My Father's Guru by Jeffrey Masson HarperCollins $72 WESTERN fascination with Eastern mysticism has existed for centuries. However, it was not until after the end of World War II that it became something of a cottage industry. By the time of the anti-war and flower power movements of the 60s, it was big business. There were more gurus than you could shake a stick at.
Paul Brunton was one of them and this is his story and that of the Masson family who became his disciples for many years until disillusionment set in. It was Jeffrey Masson's uncle who introduced the works of PB, as Brunton was affectionately known, to Masson's father, Jacques in the 1930s. When Jacques met up with PB in India in 1945, he was immediately hooked.
PB had all the trappings of a guru - flowing robes, celibate purity, a quiet meditative nature and a philosophy that Jacques and later his wife, Dina, absorbed without question.
This may seem strange. Jacques was a successful businessmen and Dina was highly intelligent. So why did a bright, much-travelled couple believe that Paul Brunton was actually a native of the planet Sirius, which was peopled by a race of supermen, that he had studied at the astral university and had travelled here on a spaceship? Masson thinks that with Jacques, at least, it was an escape from the memories of a deeply unhappy and peripatetic childhood which began in New York and ended, via Europe, in Jerusalem.

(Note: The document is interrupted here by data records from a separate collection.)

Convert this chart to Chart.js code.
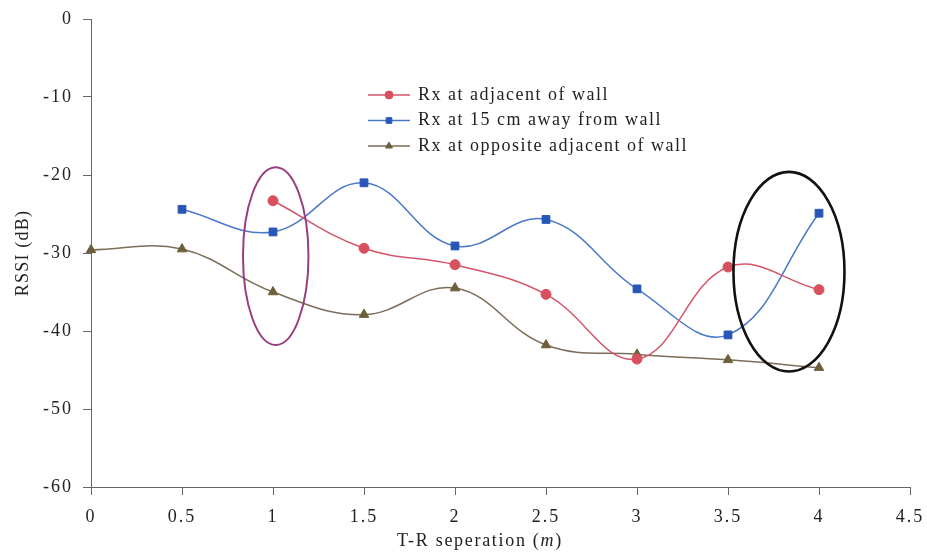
<!DOCTYPE html>
<html>
<head>
<meta charset="utf-8">
<script src="https://cdn.jsdelivr.net/npm/chart.js@4/dist/chart.umd.min.js"></script>
<style>
  html, body { margin: 0; padding: 0; background: #fff; }
  #wrap { width: 927px; height: 559px; }
</style>
</head>
<body>
<div id="wrap"><canvas id="rssiChart"></canvas></div>
<script>
// 거리별 RSSI 측정값 (dB)
const separation = [0, 0.5, 1, 1.5, 2, 2.5, 3, 3.5, 4];
const adjacentWall = [null, null, -23.3, -29.4, -31.5, -35.3, -43.6, -31.8, -34.7];
const awayFromWall = [null, -24.4, -27.3, -21.0, -29.1, -25.7, -34.6, -40.5, -24.9];
const oppositeWall = [-29.6, -29.5, -35.0, -37.9, -34.5, -41.8, -43.0, -43.7, -44.7];

const seriesNames = [
    'Rx at adjacent of wall',
    'Rx at 15 cm away from wall',
    'Rx at opposite adjacent of wall'
];
const yTicks = [0, -10, -20, -30, -40, -50, -60];

// 강조 타원 (데이터 좌표 기준)
const highlightRings = [
    { x: 1.015, y: -30.4, rx: 0.18, ry: 11.4, color: '#9a3d80', width: 2 },
    { x: 3.835, y: -32.4, rx: 0.305, ry: 12.8, color: '#111111', width: 2.6 }
];

const FONT = '"Liberation Serif", "Times New Roman", serif';
const TICK_SPACING = '2px';

const toPoints = (arr) => separation.map((x, i) => ({ x: x, y: arr[i] })).filter(p => p.y !== null);

/*
 * 눈금 글자 간격 지정 (레이아웃 계산 후 그릴 때만 적용)
 */
const spacingPlugin = {
    id: 'spacing',
    beforeDraw(chart) { chart.ctx.letterSpacing = TICK_SPACING; },
    afterDraw(chart) { chart.ctx.letterSpacing = '0px'; }
};

/*
 * 타원 + 축 제목 + 범례 그리기
 */
const overlayPlugin = {
    id: 'overlay',
    afterDatasetsDraw(chart) {
        const ctx = chart.ctx;
        const xs = chart.scales.x, ys = chart.scales.y;
        ctx.save();
        highlightRings.forEach(r => {
            const cx = xs.getPixelForValue(r.x);
            const cy = ys.getPixelForValue(r.y);
            const rx = Math.abs(xs.getPixelForValue(r.x + r.rx) - cx);
            const ry = Math.abs(ys.getPixelForValue(r.y + r.ry) - cy);
            ctx.beginPath();
            ctx.ellipse(cx, cy, rx, ry, 0, 0, Math.PI * 2);
            ctx.strokeStyle = r.color;
            ctx.lineWidth = r.width;
            ctx.stroke();
        });
        ctx.restore();
    },
    afterDraw(chart) {
        const ctx = chart.ctx;
        const area = chart.chartArea;
        ctx.save();
        ctx.fillStyle = '#222';

        // y축 제목
        ctx.letterSpacing = '1.2px';
        ctx.font = '18px ' + FONT;
        ctx.translate(23, (area.top + area.bottom) / 2);
        ctx.rotate(-Math.PI / 2);
        ctx.textAlign = 'center';
        ctx.textBaseline = 'middle';
        ctx.fillText('RSSI (dB)', 0, 0);
        ctx.setTransform(1, 0, 0, 1, 0, 0);

        // x축 제목 (m 은 이탤릭)
        ctx.letterSpacing = '1.7px';
        const part1 = 'T-R seperation (';
        const part2 = 'm';
        const part3 = ')';
        ctx.font = '18px ' + FONT;
        const w1 = ctx.measureText(part1).width;
        const w3 = ctx.measureText(part3).width;
        ctx.font = 'italic 18px ' + FONT;
        const w2 = ctx.measureText(part2).width;
        const tx = 480 - (w1 + w2 + w3) / 2;
        const ty = 541;
        ctx.textAlign = 'left';
        ctx.textBaseline = 'middle';
        ctx.font = '18px ' + FONT;
        ctx.fillText(part1, tx, ty);
        ctx.font = 'italic 18px ' + FONT;
        ctx.fillText(part2, tx + w1, ty);
        ctx.font = '18px ' + FONT;
        ctx.fillText(part3, tx + w1 + w2, ty);

        // 범례
        ctx.letterSpacing = '1.5px';
        const lx = 368, ly = 95, gap = 25.5;
        chart.data.datasets.forEach((ds, i) => {
            const y = ly + i * gap;
            ctx.beginPath();
            ctx.moveTo(lx, y);
            ctx.lineTo(lx + 42, y);
            ctx.strokeStyle = ds.borderColor;
            ctx.lineWidth = 1.5;
            ctx.stroke();
            ctx.fillStyle = ds.pointBackgroundColor;
            ctx.strokeStyle = ds.pointBorderColor;
            ctx.lineWidth = 1;
            Chart.helpers.drawPoint(ctx, {
                pointStyle: ds.pointStyle,
                radius: 4,
                rotation: 0,
                borderWidth: 1
            }, lx + 21, y);
            ctx.fillStyle = '#222';
            ctx.font = '18px ' + FONT;
            ctx.textAlign = 'left';
            ctx.textBaseline = 'middle';
            ctx.fillText(ds.label, lx + 50, y);
        });
        ctx.restore();
    }
};

document.addEventListener('DOMContentLoaded', function () {
    const ctx = document.getElementById('rssiChart').getContext('2d');

    const lineSet = (label, arr, line, fill, style, radius) => ({
        label: label,
        data: toPoints(arr),
        borderColor: line,
        borderWidth: 1.5,
        pointStyle: style,
        pointRadius: radius,
        pointHoverRadius: radius,
        pointBackgroundColor: fill,
        pointBorderColor: fill,
        pointBorderWidth: 1,
        tension: 0.4,
        fill: false,
        clip: false
    });

    new Chart(ctx, {
        type: 'line',
        data: {
            datasets: [
                lineSet(seriesNames[0], adjacentWall, '#d4566a', '#d8505e', 'circle', 5),
                lineSet(seriesNames[1], awayFromWall, '#4a79c8', '#2856b8', 'rect', 5.5),
                lineSet(seriesNames[2], oppositeWall, '#7c6c58', '#6e5f3c', 'triangle', 5.5)
            ]
        },
        options: {
            responsive: true,
            maintainAspectRatio: false,
            animation: false,
            layout: { padding: { top: 19, right: 17, left: 0, bottom: 0 } },
            plugins: {
                legend: { display: false },
                tooltip: { enabled: false }
            },
            scales: {
                x: {
                    type: 'linear',
                    min: 0,
                    max: 4.5,
                    ticks: {
                        stepSize: 0.5,
                        padding: 11,
                        color: '#222',
                        font: { family: FONT, size: 18 },
                        maxRotation: 0,
                        callback: (v) => String(v)
                    },
                    grid: { drawOnChartArea: false, drawTicks: true, tickLength: 8, color: '#666' },
                    border: { display: true, color: '#666', width: 1 },
                    afterFit: (scale) => {
                        scale.height = 72;
                        scale.paddingLeft = 0;
                        scale.paddingRight = 0;
                    }
                },
                y: {
                    min: -60,
                    max: 0,
                    afterBuildTicks: (scale) => {
                        scale.ticks = yTicks.map(v => ({ value: v }));
                    },
                    ticks: {
                        padding: 10,
                        color: '#222',
                        font: { family: FONT, size: 18 }
                    },
                    grid: { drawOnChartArea: false, drawTicks: true, tickLength: 8, color: '#666' },
                    border: { display: true, color: '#666', width: 1 },
                    afterFit: (scale) => {
                        scale.width = 91;
                        scale.paddingTop = 0;
                        scale.paddingBottom = 0;
                    }
                }
            }
        },
        plugins: [spacingPlugin, overlayPlugin]
    });
});
</script>
</body>
</html>
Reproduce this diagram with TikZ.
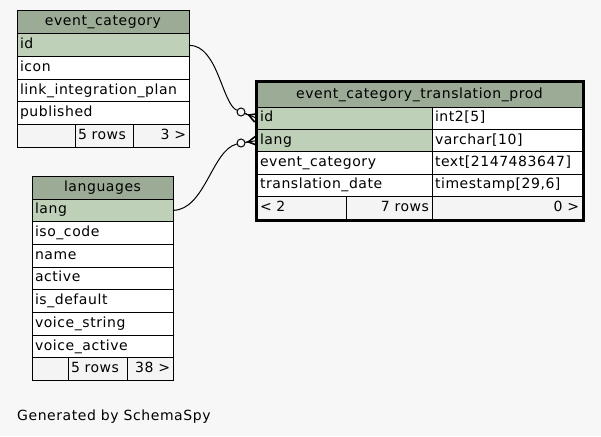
\documentclass[tikz,border=0pt]{standalone}
\usepackage{fontspec}
\setmainfont{DejaVu Sans}[LetterSpace=4]
\usetikzlibrary{arrows.meta,positioning}
\definecolor{pagebg}{HTML}{F7F7F7}
\definecolor{headbg}{HTML}{9BAB96}
\definecolor{keybg}{HTML}{BED1B8}
\definecolor{footbg}{HTML}{F4F4F4}
\tikzset{
  cell/.style={draw=black,line width=1pt,fill=white,anchor=north west,outer sep=0pt,
    inner xsep=3pt,inner ysep=0pt,text height=10pt,text depth=3pt,minimum height=22.6pt,align=left},
  wd/.style={minimum width=#1pt,text width=#1pt-6pt},
  keycell/.style={cell,fill=keybg},
  headcell/.style={cell,fill=headbg,align=center},
  footcell/.style={cell,fill=footbg},
  dot/.style={circle,draw,line width=1pt,fill=pagebg,inner sep=0pt,minimum size=8pt},
  link/.style={line width=1pt},
  crow/.style={-{Straight Barb[reversed,length=8pt,width=9pt,line width=1.6pt]}}
}
\begin{document}
\begin{tikzpicture}[x=1pt,y=-1pt,font=\fontsize{14}{16}\selectfont]
\fill[pagebg] (0,0) rectangle (601,436);
% event_category
\node[headcell,wd=172,minimum height=23pt] (ec-head) at (17,11) {event\_category};
\node[keycell,wd=172] (ec-id) at (17,34) {id};
\foreach \n/\t [count=\i] in {icon/icon,link/link\_integration\_plan,pub/published}
  \node[cell,wd=172] (ec-\n) at (17,34+22.6*\i) {\t};
\node[footcell,wd=58] (ec-f1) at (17,124.4) {};
\node[footcell,wd=58] (ec-f2) at (ec-f1.north east) {5 rows};
\node[footcell,wd=56,align=right] (ec-f3) at (ec-f2.north east) {3 >};
% languages
\node[headcell,wd=141,minimum height=23pt] (lg-head) at (32,176) {languages};
\node[keycell,wd=141,minimum height=22.7pt] (lg-lang) at (32,199) {lang};
\foreach \n/\t [count=\i] in {iso/iso\_code,name/name,active/active,default/is\_default,
    vstring/voice\_string,vactive/voice\_active}
  \node[cell,wd=141,minimum height=22.7pt] (lg-\n) at (32,199+22.7*\i) {\t};
\node[footcell,wd=36,minimum height=22.7pt] (lg-f1) at (32,357.9) {};
\node[footcell,wd=59,minimum height=22.7pt] (lg-f2) at (lg-f1.north east) {5 rows};
\node[footcell,wd=46,minimum height=22.7pt,align=right] (lg-f3) at (lg-f2.north east) {38 >};
% event_category_translation_prod
\node[headcell,wd=325,minimum height=25pt] (tr-head) at (257,82) {event\_category\_translation\_prod};
\foreach \n/\t/\ty/\s [count=\i] in {id/id/{int2[5]}/keycell,lang/lang/{varchar[10]}/keycell,
    cat/event\_category/{text[2147483647]}/cell,date/translation\_date/{timestamp[29,6]}/cell}{
  \node[\s,wd=175,minimum height=22.4pt] (tr-\n) at (257,107+22.4*\i-22.4) {\t};
  \node[cell,wd=150,minimum height=22.4pt] (tr-\n-type) at (tr-\n.north east) {\ty};
}
\node[footcell,wd=89,minimum height=22.4pt] (tr-f1) at (257,196.6) {< 2};
\node[footcell,wd=86,minimum height=22.4pt,align=right] (tr-f2) at (tr-f1.north east) {7 rows};
\node[footcell,wd=150,minimum height=22.4pt,align=right] (tr-f3) at (tr-f2.north east) {0 >};
\draw[line width=3pt] (256,81) rectangle (583,220);
% relations
\node[dot] (ec-dot) at (241,112) {};
\node[dot] (lg-dot) at (241,143) {};
\draw[link] (ec-id.east) .. controls (218,45) and (222,104) .. (ec-dot);
\draw[link] (ec-dot) -- (tr-id.west);
\draw[link,crow] (ec-dot) -- (tr-id.west);
\draw[link] (lg-lang.east) .. controls (205,210) and (212,150) .. (lg-dot);
\draw[link] (lg-dot) -- (tr-lang.west);
\draw[link,crow] (lg-dot) -- (tr-lang.west);
\node[anchor=base west,inner sep=0pt] (credit) at (17,420.5) {Generated by SchemaSpy};
\end{tikzpicture}
\end{document}
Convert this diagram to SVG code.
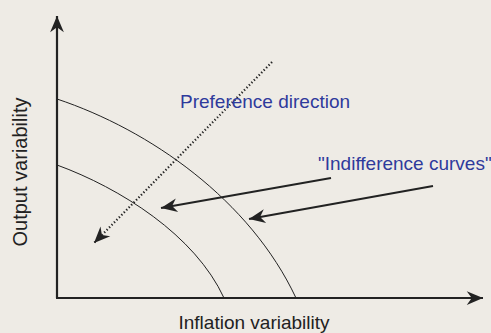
<svg xmlns="http://www.w3.org/2000/svg" width="491" height="333" viewBox="0 0 491 333">
<style>
.axis{stroke:#222;stroke-width:2.2;fill:none}
.curve{stroke:#222;stroke-width:1;fill:none}
.arr{stroke:#222;stroke-width:2;fill:none}
.dot{stroke:#222;stroke-width:2.2;fill:none;stroke-dasharray:1.3 2.2}
.lbl{font-family:"Liberation Sans",Arial,sans-serif;font-size:19px;fill:#222}
.blue{font-family:"Liberation Sans",Arial,sans-serif;font-size:19px;fill:#2e3a9c}
</style>
<defs>
<marker id="ah" markerUnits="userSpaceOnUse" markerWidth="20" markerHeight="20" viewBox="-14 -7 16 14" refX="0" refY="0" orient="auto">
<path d="M0,0 L-13,-5.5 L-9,0 L-13,5.5 Z" fill="#222"/>
</marker>
</defs>
<rect width="491" height="333" fill="#eeebe5"/>
<g id="connectors">
<line class="axis" x1="57" y1="298" x2="57" y2="16" marker-end="url(#ah)"/>
<line class="axis" x1="56" y1="298" x2="483" y2="298" marker-end="url(#ah)"/>
<path class="curve" d="M57,99 C150,130 250,200 296,298"/>
<path class="curve" d="M57,165 C120,188 195,235 224,298"/>
<line class="dot" x1="272" y1="62" x2="94" y2="243" marker-end="url(#ah)"/>
<line class="arr" x1="331" y1="178" x2="161" y2="208" marker-end="url(#ah)"/>
<line class="arr" x1="433" y1="186" x2="249" y2="219" marker-end="url(#ah)"/>
</g>
<g id="label-pref"><text class="blue" x="180" y="108">Preference direction</text></g>
<g id="label-indiff"><text class="blue" x="318" y="170">"Indifference curves"</text></g>
<g id="label-y"><text class="lbl" transform="translate(27,172) rotate(-90)" text-anchor="middle" style="font-size:20px">Output variability</text></g>
<g id="label-x"><text class="lbl" x="254" y="329" text-anchor="middle">Inflation variability</text></g>
</svg>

The whole family became disciples and it was not until he reached adolescence that Jeffrey Masson began to question PB's extravagant claims and finally to openly accuse him of being what he was - a fraud.
Masson emphasises that PB was not some evangelical psychotic like Jim Jones or David Koresh and he did not ask his followers to give him all their worldly goods while he rode around in a fleet of Rolls Royces, although he took generous amounts of money from Jacques Masson.